DIRECTION:
Leave out the pictures and repeat the rest of the material exactly.

(Source data)
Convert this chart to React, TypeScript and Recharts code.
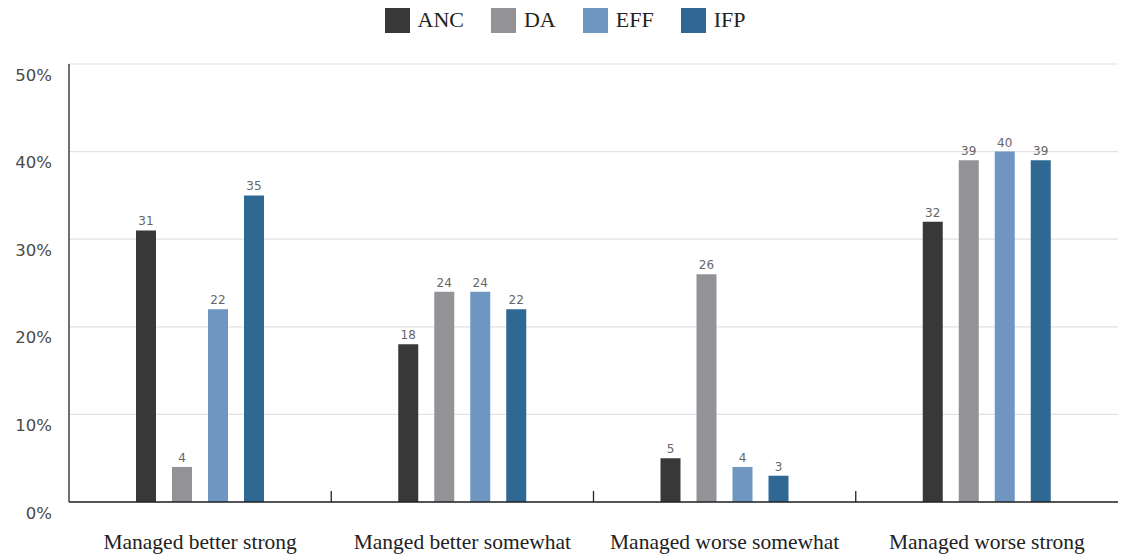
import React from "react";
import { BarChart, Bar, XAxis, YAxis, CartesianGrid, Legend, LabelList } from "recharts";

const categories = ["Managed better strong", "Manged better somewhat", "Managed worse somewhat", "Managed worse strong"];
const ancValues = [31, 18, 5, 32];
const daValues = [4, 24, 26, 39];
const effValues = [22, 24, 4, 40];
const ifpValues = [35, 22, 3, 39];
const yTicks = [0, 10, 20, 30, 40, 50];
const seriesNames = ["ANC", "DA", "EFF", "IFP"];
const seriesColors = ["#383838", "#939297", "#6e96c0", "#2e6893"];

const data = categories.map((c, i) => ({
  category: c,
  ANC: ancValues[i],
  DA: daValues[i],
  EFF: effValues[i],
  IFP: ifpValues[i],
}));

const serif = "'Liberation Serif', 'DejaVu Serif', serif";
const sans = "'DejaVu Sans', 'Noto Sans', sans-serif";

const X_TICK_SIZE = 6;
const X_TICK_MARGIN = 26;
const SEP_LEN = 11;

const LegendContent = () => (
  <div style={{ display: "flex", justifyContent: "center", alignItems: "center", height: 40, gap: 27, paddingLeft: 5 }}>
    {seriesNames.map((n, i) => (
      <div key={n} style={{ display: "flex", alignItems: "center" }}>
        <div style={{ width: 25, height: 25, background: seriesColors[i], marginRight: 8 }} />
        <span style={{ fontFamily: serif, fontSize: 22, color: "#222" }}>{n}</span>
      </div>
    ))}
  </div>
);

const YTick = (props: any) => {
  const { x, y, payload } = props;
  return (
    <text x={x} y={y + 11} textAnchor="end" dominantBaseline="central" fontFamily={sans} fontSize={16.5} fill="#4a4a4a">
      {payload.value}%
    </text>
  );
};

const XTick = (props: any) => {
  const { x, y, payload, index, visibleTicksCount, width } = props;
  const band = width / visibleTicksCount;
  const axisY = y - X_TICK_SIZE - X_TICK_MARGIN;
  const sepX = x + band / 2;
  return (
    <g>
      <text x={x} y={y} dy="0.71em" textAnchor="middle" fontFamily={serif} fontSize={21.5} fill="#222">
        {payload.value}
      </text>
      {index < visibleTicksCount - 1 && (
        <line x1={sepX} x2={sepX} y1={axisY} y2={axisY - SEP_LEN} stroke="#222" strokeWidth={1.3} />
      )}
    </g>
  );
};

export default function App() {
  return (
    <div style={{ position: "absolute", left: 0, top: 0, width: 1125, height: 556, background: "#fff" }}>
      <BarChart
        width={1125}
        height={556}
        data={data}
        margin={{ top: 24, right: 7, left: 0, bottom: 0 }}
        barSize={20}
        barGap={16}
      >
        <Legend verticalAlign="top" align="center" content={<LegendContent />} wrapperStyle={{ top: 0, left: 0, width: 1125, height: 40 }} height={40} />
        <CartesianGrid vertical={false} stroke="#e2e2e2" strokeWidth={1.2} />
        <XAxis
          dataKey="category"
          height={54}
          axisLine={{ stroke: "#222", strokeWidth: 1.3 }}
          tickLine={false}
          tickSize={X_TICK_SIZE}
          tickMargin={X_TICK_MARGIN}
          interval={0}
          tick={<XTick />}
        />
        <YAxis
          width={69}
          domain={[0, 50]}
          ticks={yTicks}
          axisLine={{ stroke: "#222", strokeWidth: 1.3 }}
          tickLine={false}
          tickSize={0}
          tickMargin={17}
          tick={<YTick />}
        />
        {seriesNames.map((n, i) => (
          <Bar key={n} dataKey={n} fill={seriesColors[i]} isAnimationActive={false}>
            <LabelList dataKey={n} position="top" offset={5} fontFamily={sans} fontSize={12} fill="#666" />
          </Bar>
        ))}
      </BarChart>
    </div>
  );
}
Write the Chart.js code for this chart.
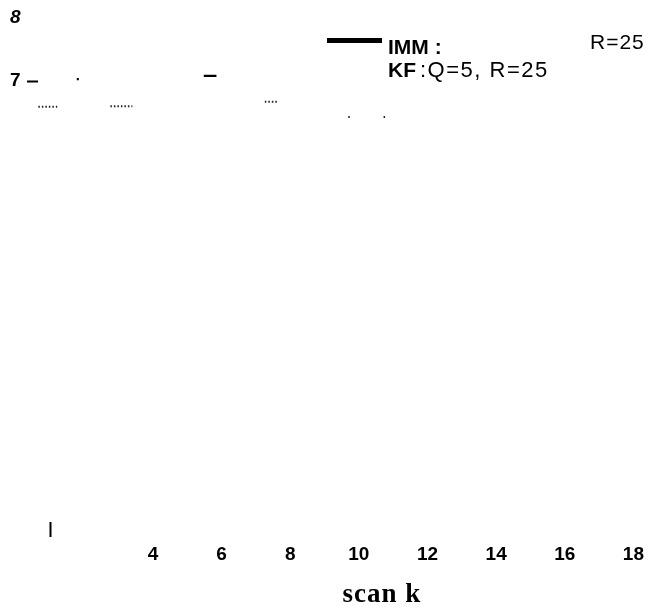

ANSWER TO THE EXERCISE:
Convert this chart to React, TypeScript and Recharts code.
import React from "react";
import { BarChart, Bar, XAxis, YAxis, CartesianGrid, Legend, LabelList } from "recharts";

const categories = ["Managed better strong", "Manged better somewhat", "Managed worse somewhat", "Managed worse strong"];
const ancValues = [31, 18, 5, 32];
const daValues = [4, 24, 26, 39];
const effValues = [22, 24, 4, 40];
const ifpValues = [35, 22, 3, 39];
const yTicks = [0, 10, 20, 30, 40, 50];
const seriesNames = ["ANC", "DA", "EFF", "IFP"];
const seriesColors = ["#383838", "#939297", "#6e96c0", "#2e6893"];

const data = categories.map((c, i) => ({
  category: c,
  ANC: ancValues[i],
  DA: daValues[i],
  EFF: effValues[i],
  IFP: ifpValues[i],
}));

const serif = "'Liberation Serif', 'DejaVu Serif', serif";
const sans = "'DejaVu Sans', 'Noto Sans', sans-serif";

const X_TICK_SIZE = 6;
const X_TICK_MARGIN = 26;
const SEP_LEN = 11;

const LegendContent = () => (
  <div style={{ display: "flex", justifyContent: "center", alignItems: "center", height: 40, gap: 27, paddingLeft: 5 }}>
    {seriesNames.map((n, i) => (
      <div key={n} style={{ display: "flex", alignItems: "center" }}>
        <div style={{ width: 25, height: 25, background: seriesColors[i], marginRight: 8 }} />
        <span style={{ fontFamily: serif, fontSize: 22, color: "#222" }}>{n}</span>
      </div>
    ))}
  </div>
);

const YTick = (props: any) => {
  const { x, y, payload } = props;
  return (
    <text x={x} y={y + 11} textAnchor="end" dominantBaseline="central" fontFamily={sans} fontSize={16.5} fill="#4a4a4a">
      {payload.value}%
    </text>
  );
};

const XTick = (props: any) => {
  const { x, y, payload, index, visibleTicksCount, width } = props;
  const band = width / visibleTicksCount;
  const axisY = y - X_TICK_SIZE - X_TICK_MARGIN;
  const sepX = x + band / 2;
  return (
    <g>
      <text x={x} y={y} dy="0.71em" textAnchor="middle" fontFamily={serif} fontSize={21.5} fill="#222">
        {payload.value}
      </text>
      {index < visibleTicksCount - 1 && (
        <line x1={sepX} x2={sepX} y1={axisY} y2={axisY - SEP_LEN} stroke="#222" strokeWidth={1.3} />
      )}
    </g>
  );
};

export default function App() {
  return (
    <div style={{ position: "absolute", left: 0, top: 0, width: 1125, height: 556, background: "#fff" }}>
      <BarChart
        width={1125}
        height={556}
        data={data}
        margin={{ top: 24, right: 7, left: 0, bottom: 0 }}
        barSize={20}
        barGap={16}
      >
        <Legend verticalAlign="top" align="center" content={<LegendContent />} wrapperStyle={{ top: 0, left: 0, width: 1125, height: 40 }} height={40} />
        <CartesianGrid vertical={false} stroke="#e2e2e2" strokeWidth={1.2} />
        <XAxis
          dataKey="category"
          height={54}
          axisLine={{ stroke: "#222", strokeWidth: 1.3 }}
          tickLine={false}
          tickSize={X_TICK_SIZE}
          tickMargin={X_TICK_MARGIN}
          interval={0}
          tick={<XTick />}
        />
        <YAxis
          width={69}
          domain={[0, 50]}
          ticks={yTicks}
          axisLine={{ stroke: "#222", strokeWidth: 1.3 }}
          tickLine={false}
          tickSize={0}
          tickMargin={17}
          tick={<YTick />}
        />
        {seriesNames.map((n, i) => (
          <Bar key={n} dataKey={n} fill={seriesColors[i]} isAnimationActive={false}>
            <LabelList dataKey={n} position="top" offset={5} fontFamily={sans} fontSize={12} fill="#666" />
          </Bar>
        ))}
      </BarChart>
    </div>
  );
}
Write the Chart.js code for this chart.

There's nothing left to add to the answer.